___ DATASET CONTENT ___
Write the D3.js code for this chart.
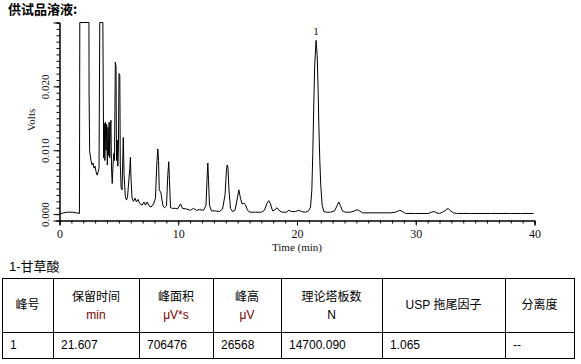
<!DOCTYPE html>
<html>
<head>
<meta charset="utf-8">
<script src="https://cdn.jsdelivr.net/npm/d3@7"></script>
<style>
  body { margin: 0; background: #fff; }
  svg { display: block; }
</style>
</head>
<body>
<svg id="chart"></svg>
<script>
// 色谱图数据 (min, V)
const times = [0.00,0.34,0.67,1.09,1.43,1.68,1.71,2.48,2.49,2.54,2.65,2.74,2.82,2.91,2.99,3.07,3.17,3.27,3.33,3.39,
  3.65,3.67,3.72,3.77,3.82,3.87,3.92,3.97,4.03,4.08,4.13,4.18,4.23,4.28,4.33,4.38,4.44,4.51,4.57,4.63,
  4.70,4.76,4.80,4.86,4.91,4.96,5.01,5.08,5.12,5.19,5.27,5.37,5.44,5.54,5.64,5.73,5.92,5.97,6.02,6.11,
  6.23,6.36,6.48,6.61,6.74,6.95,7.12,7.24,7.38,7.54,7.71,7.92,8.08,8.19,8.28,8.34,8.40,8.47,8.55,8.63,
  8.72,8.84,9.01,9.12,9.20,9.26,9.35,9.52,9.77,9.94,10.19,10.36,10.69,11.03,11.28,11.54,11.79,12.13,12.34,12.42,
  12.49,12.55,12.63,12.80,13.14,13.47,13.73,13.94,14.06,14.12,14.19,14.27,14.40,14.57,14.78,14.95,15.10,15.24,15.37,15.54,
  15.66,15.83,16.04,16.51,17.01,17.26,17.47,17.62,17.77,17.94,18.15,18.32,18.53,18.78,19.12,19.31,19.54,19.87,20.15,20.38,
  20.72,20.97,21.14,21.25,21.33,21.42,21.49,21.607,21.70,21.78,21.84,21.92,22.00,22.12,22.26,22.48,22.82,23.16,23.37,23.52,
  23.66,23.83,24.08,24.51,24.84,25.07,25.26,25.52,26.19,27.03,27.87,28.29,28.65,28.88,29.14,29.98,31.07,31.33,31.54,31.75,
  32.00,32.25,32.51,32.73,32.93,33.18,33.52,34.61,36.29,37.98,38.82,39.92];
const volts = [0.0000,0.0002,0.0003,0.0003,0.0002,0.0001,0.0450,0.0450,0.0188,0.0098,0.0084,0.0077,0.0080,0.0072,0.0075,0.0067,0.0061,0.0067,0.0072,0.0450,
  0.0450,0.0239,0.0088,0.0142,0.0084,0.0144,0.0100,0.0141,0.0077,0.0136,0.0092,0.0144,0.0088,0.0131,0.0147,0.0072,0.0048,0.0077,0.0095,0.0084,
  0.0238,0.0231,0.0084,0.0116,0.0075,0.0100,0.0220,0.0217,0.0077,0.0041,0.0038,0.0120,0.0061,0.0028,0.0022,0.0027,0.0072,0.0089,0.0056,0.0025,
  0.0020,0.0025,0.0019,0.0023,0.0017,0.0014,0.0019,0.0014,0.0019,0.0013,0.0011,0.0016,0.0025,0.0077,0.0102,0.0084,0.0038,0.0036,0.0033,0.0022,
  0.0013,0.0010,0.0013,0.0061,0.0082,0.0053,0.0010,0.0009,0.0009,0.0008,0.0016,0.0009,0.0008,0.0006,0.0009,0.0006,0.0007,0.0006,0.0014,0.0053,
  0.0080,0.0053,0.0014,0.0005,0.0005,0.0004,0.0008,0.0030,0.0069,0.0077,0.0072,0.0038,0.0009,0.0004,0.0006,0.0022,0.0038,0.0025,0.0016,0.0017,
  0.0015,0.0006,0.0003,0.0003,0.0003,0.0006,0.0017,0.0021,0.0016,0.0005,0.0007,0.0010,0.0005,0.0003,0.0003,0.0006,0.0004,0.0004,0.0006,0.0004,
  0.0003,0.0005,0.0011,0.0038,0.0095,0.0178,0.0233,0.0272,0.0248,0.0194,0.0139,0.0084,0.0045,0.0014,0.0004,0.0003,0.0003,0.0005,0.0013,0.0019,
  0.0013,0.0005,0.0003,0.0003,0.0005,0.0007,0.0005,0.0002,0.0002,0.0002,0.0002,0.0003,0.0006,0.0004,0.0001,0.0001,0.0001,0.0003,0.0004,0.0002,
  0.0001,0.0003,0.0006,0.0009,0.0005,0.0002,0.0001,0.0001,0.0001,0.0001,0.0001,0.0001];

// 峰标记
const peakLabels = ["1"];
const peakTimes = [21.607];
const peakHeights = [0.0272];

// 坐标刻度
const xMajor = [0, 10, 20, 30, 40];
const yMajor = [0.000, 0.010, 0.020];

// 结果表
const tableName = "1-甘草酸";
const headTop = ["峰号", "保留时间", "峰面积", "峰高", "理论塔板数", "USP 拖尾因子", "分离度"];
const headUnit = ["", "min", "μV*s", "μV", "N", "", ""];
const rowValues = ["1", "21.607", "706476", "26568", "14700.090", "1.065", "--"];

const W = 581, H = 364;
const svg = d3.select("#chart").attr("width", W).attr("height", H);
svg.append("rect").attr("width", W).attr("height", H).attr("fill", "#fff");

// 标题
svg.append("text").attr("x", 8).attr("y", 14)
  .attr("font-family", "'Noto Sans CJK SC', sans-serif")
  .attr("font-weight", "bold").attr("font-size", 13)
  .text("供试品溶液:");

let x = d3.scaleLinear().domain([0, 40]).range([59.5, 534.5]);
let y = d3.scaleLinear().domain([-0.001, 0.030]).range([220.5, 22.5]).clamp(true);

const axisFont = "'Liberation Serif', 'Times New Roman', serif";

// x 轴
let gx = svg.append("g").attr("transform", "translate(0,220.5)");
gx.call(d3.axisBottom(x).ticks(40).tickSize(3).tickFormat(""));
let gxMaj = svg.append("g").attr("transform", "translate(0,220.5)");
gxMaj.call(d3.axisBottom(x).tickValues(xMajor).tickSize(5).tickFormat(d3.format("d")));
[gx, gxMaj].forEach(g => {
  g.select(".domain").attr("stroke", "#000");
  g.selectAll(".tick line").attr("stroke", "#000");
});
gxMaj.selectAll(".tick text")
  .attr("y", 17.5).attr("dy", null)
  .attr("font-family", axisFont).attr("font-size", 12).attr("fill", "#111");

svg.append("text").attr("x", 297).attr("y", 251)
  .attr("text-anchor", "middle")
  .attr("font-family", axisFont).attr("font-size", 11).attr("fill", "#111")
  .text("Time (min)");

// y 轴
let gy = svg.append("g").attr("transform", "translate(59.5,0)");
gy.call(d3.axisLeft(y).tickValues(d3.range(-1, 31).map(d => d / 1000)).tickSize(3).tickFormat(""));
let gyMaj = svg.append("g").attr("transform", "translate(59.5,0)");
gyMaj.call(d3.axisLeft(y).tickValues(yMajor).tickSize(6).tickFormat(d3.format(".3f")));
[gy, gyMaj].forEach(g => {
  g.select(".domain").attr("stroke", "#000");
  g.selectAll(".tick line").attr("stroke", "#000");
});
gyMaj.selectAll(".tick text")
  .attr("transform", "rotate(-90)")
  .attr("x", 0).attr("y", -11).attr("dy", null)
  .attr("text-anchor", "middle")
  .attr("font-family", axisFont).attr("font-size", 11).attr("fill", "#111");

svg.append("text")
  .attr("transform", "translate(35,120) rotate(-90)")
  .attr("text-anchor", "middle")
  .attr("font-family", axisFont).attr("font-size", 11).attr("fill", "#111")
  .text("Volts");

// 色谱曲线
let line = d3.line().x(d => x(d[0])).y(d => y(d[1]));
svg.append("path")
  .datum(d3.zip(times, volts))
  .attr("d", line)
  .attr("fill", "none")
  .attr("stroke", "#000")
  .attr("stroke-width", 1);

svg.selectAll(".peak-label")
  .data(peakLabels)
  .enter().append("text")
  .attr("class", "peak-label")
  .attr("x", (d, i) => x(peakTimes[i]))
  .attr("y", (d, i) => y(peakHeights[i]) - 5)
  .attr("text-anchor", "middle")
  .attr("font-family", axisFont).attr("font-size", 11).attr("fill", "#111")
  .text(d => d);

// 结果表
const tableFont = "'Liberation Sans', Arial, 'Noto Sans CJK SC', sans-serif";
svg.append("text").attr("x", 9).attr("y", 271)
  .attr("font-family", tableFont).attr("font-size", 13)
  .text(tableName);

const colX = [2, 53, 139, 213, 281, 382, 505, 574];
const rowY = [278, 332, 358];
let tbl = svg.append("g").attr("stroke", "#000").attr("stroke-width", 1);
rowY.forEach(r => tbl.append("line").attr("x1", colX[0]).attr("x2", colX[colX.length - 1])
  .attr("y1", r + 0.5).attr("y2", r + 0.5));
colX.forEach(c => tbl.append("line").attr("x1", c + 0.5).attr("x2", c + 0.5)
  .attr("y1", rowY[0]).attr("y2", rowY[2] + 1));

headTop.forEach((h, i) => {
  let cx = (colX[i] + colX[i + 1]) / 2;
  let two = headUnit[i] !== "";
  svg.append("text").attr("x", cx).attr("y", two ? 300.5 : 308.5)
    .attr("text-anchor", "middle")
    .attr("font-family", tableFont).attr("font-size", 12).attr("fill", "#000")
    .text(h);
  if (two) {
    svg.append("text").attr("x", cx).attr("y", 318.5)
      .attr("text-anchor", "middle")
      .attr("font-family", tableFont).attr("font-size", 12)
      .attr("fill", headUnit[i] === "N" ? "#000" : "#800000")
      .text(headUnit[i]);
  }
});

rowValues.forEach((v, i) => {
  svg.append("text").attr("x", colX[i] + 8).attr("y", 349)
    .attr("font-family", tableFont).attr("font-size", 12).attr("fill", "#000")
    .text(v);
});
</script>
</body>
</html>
___
**THE TASK**
Copy, from the material above, each line in which the string "chart" occurs.

**IN RESPONSE**
Write the D3.js code for this chart.
<svg id="chart"></svg>
const svg = d3.select("#chart").attr("width", W).attr("height", H);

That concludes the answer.